During those times, Blacks took to their porches as the summits on which critical social issues were shared and debated, and they could be seen perched on ladder-back straight chairs dipping snuff, chewing tobacco, and smoking Prince Albert rolled cigarettes. Wood-handled church fans were aflutter as their only means of battling summer’s heat and the armies of gnats that held court south of the Mason-Dixon’s so-called Gnat Line. Word of MLK’s march against southern-born racism was constantly bandied about and pressed for every ounce of insight that was of the gossipers’ own making, as few Blacks of that time were among the literate. Even those capable of reading were effectively illiterate, as they never read…ANYTHING…anything that didn’t arrive from a government distribution center, preferably marked Pay To the Order of…
I can remember hearing of Selma and Montgomery and the Mississippi atrocities in the different tenor of whispers when word of the beatings and deaths blanketed the community. And there were images on the evening news as Cronkite narrated the courageous stance held by Martin’s Non-violent Freedom Fighters in the face of water hoses and police dogs—truly testing the resolve of a movement, but certainly not the resolve of those crying out for a taste of freedom.
What goes unrealized by most is that, not only was Martin’s rarity much to the amazement of the White community, but it was also of those watching and waiting to benefit from the struggles in which by race they were involved but by fear they were far from committed. These were and still are what I call “Black socio-political stowaways.” During that span of time when America stood on the razor’s edge of anarchical racial unrest, Blacks spoke of Martin and his marches in voices rife with a tremor that ultimately came to make sense for me. You see, whatever Martin did for the benefit of the movement, armchair movement Blacks hoped and prayed that it be kept across the Alabama and Mississippi state lines and not come home to roost on their doorstep. Blood was being shed and lives lost, while idle lip service fueled neighborhood wolfing about the White Man’s oppression, yet, few if any of those boasting dared to fuel up their jalopies and ride off toward the civil rights and desegregation battle fronts to do bidding alongside Martin and his operatives. That was held in reserve for men like Martin, who dared to put their lives where Black mouths pretended to be.

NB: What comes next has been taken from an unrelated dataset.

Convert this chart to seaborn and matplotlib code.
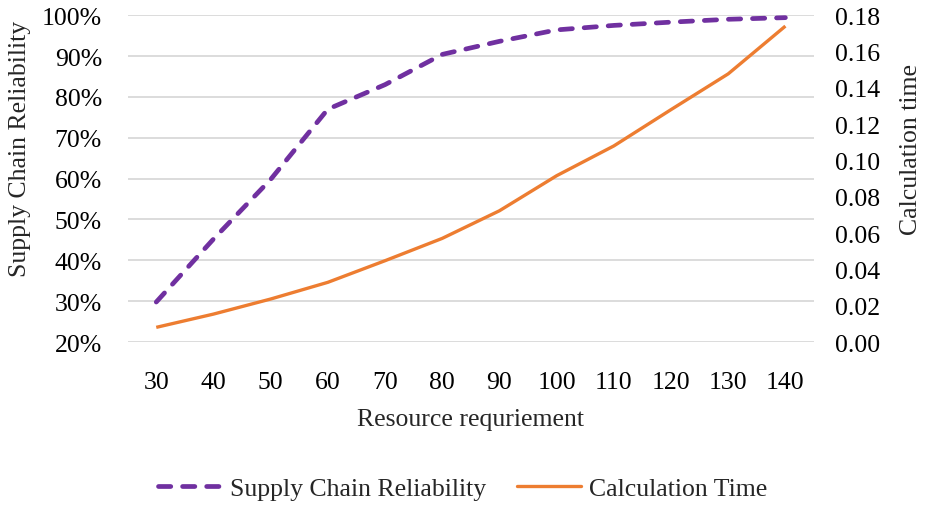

Those days now lay wasting amid American History and only reanimated to suit the political intrigues of race mongering and to roil race relations during inflammatory campaign seasons. No longer is Martin’s voice invoked to galvanize unity that is under the assault of separatist agendas, but it is used to silence opposition to ruinous causes and canonize reverse racism, separatism, and Black bigotry as things rightly deserved but by no one currently living.
Today, Blacks remain burrowed into the socio-political scene as America’s stowaways, refusing to engage in political debate with an informed voice. Instead, they continue to harp on stigmatizing accusations for only one purpose—currying reverse bigotry, which is favoritism solely based on skin color. Sadly, reverse bigotry has become the single most dangerous paralipsis exploited by American politics and its Black constituents. While professing that bigotry is an egregiously vile trait, it runs unbridled among the very people who have the loudest voices in its repudiation—American Blacks.
As long as Blacks continue receiving this special privilege, they face no real demand to assume true equality in American society, as true equality provides no artificial protections for the class that seeks it most. Instead, it sunsets that special privilege—such as, Affirmative Action—and disavows hyphenated last names—such as, “African-American”—and frees up all sectors of society to battle unabated on the even field of ideas and critical thinking. However, given what I have seen for nearly six decades, I am not heartened with confidence that Blacks wield the intellectual brinkmanship expected of the truly freed.